▸ **What needs to be done**: Your task is to extract every entry that follows word for word while excluding the pictures.

▸ **Data to process**:
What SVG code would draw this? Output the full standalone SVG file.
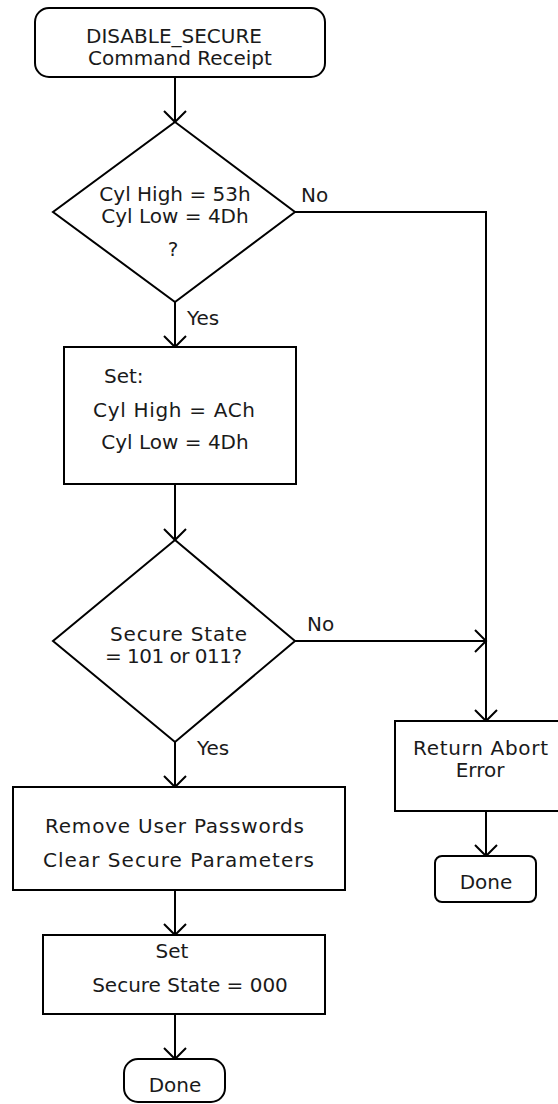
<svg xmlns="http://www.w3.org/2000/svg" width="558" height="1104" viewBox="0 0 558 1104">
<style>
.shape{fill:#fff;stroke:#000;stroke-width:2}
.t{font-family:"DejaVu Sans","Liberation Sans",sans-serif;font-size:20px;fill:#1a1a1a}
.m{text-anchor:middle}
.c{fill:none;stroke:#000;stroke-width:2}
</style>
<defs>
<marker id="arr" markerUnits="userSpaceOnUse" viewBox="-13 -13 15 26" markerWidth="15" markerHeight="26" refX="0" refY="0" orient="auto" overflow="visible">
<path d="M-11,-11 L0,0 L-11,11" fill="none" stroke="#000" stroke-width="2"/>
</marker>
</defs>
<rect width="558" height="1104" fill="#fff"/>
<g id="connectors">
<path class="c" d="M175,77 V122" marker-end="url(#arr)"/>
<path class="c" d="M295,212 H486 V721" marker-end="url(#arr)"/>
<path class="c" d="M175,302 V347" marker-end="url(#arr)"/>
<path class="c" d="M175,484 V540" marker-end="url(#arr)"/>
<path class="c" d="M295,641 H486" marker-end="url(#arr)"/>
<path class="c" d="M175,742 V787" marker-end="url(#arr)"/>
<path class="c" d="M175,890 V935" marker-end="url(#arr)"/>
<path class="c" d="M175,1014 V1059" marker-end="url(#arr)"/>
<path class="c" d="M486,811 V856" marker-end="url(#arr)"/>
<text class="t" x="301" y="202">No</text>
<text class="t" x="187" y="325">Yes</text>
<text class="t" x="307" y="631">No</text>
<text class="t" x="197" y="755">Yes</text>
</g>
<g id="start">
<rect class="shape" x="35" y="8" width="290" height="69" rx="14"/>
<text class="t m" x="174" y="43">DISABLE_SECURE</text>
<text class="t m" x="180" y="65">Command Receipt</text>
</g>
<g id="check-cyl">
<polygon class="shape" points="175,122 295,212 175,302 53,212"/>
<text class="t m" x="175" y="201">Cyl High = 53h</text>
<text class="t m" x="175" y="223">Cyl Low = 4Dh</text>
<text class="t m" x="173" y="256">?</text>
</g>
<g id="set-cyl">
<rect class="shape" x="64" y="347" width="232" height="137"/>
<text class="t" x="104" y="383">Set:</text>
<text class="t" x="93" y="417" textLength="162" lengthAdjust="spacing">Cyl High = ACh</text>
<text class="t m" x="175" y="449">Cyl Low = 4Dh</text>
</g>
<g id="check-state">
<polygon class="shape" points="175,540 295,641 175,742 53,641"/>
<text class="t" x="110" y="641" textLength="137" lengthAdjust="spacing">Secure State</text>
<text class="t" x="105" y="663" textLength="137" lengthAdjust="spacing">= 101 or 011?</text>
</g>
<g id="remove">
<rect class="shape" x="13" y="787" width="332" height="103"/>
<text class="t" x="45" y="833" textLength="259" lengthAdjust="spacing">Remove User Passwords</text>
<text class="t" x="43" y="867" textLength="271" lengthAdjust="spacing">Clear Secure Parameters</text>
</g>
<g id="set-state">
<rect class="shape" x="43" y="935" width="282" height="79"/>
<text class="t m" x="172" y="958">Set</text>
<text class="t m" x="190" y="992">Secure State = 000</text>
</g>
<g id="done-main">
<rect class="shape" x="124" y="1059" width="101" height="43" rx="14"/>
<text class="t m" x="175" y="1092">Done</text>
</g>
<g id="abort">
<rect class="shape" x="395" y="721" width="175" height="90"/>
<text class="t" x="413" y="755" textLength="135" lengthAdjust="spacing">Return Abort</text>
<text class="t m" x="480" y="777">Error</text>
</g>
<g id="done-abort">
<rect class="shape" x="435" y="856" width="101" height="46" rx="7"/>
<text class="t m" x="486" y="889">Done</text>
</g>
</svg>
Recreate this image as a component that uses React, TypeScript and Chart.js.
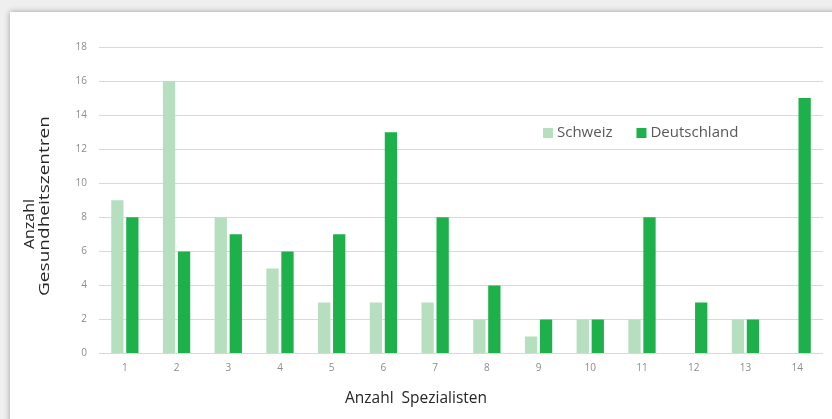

▸ **Right answer**:
What SVG code would draw this? Output the full standalone SVG file.
<svg xmlns="http://www.w3.org/2000/svg" width="558" height="1104" viewBox="0 0 558 1104">
<style>
.shape{fill:#fff;stroke:#000;stroke-width:2}
.t{font-family:"DejaVu Sans","Liberation Sans",sans-serif;font-size:20px;fill:#1a1a1a}
.m{text-anchor:middle}
.c{fill:none;stroke:#000;stroke-width:2}
</style>
<defs>
<marker id="arr" markerUnits="userSpaceOnUse" viewBox="-13 -13 15 26" markerWidth="15" markerHeight="26" refX="0" refY="0" orient="auto" overflow="visible">
<path d="M-11,-11 L0,0 L-11,11" fill="none" stroke="#000" stroke-width="2"/>
</marker>
</defs>
<rect width="558" height="1104" fill="#fff"/>
<g id="connectors">
<path class="c" d="M175,77 V122" marker-end="url(#arr)"/>
<path class="c" d="M295,212 H486 V721" marker-end="url(#arr)"/>
<path class="c" d="M175,302 V347" marker-end="url(#arr)"/>
<path class="c" d="M175,484 V540" marker-end="url(#arr)"/>
<path class="c" d="M295,641 H486" marker-end="url(#arr)"/>
<path class="c" d="M175,742 V787" marker-end="url(#arr)"/>
<path class="c" d="M175,890 V935" marker-end="url(#arr)"/>
<path class="c" d="M175,1014 V1059" marker-end="url(#arr)"/>
<path class="c" d="M486,811 V856" marker-end="url(#arr)"/>
<text class="t" x="301" y="202">No</text>
<text class="t" x="187" y="325">Yes</text>
<text class="t" x="307" y="631">No</text>
<text class="t" x="197" y="755">Yes</text>
</g>
<g id="start">
<rect class="shape" x="35" y="8" width="290" height="69" rx="14"/>
<text class="t m" x="174" y="43">DISABLE_SECURE</text>
<text class="t m" x="180" y="65">Command Receipt</text>
</g>
<g id="check-cyl">
<polygon class="shape" points="175,122 295,212 175,302 53,212"/>
<text class="t m" x="175" y="201">Cyl High = 53h</text>
<text class="t m" x="175" y="223">Cyl Low = 4Dh</text>
<text class="t m" x="173" y="256">?</text>
</g>
<g id="set-cyl">
<rect class="shape" x="64" y="347" width="232" height="137"/>
<text class="t" x="104" y="383">Set:</text>
<text class="t" x="93" y="417" textLength="162" lengthAdjust="spacing">Cyl High = ACh</text>
<text class="t m" x="175" y="449">Cyl Low = 4Dh</text>
</g>
<g id="check-state">
<polygon class="shape" points="175,540 295,641 175,742 53,641"/>
<text class="t" x="110" y="641" textLength="137" lengthAdjust="spacing">Secure State</text>
<text class="t" x="105" y="663" textLength="137" lengthAdjust="spacing">= 101 or 011?</text>
</g>
<g id="remove">
<rect class="shape" x="13" y="787" width="332" height="103"/>
<text class="t" x="45" y="833" textLength="259" lengthAdjust="spacing">Remove User Passwords</text>
<text class="t" x="43" y="867" textLength="271" lengthAdjust="spacing">Clear Secure Parameters</text>
</g>
<g id="set-state">
<rect class="shape" x="43" y="935" width="282" height="79"/>
<text class="t m" x="172" y="958">Set</text>
<text class="t m" x="190" y="992">Secure State = 000</text>
</g>
<g id="done-main">
<rect class="shape" x="124" y="1059" width="101" height="43" rx="14"/>
<text class="t m" x="175" y="1092">Done</text>
</g>
<g id="abort">
<rect class="shape" x="395" y="721" width="175" height="90"/>
<text class="t" x="413" y="755" textLength="135" lengthAdjust="spacing">Return Abort</text>
<text class="t m" x="480" y="777">Error</text>
</g>
<g id="done-abort">
<rect class="shape" x="435" y="856" width="101" height="46" rx="7"/>
<text class="t m" x="486" y="889">Done</text>
</g>
</svg>
Recreate this image as a component that uses React, TypeScript and Chart.js.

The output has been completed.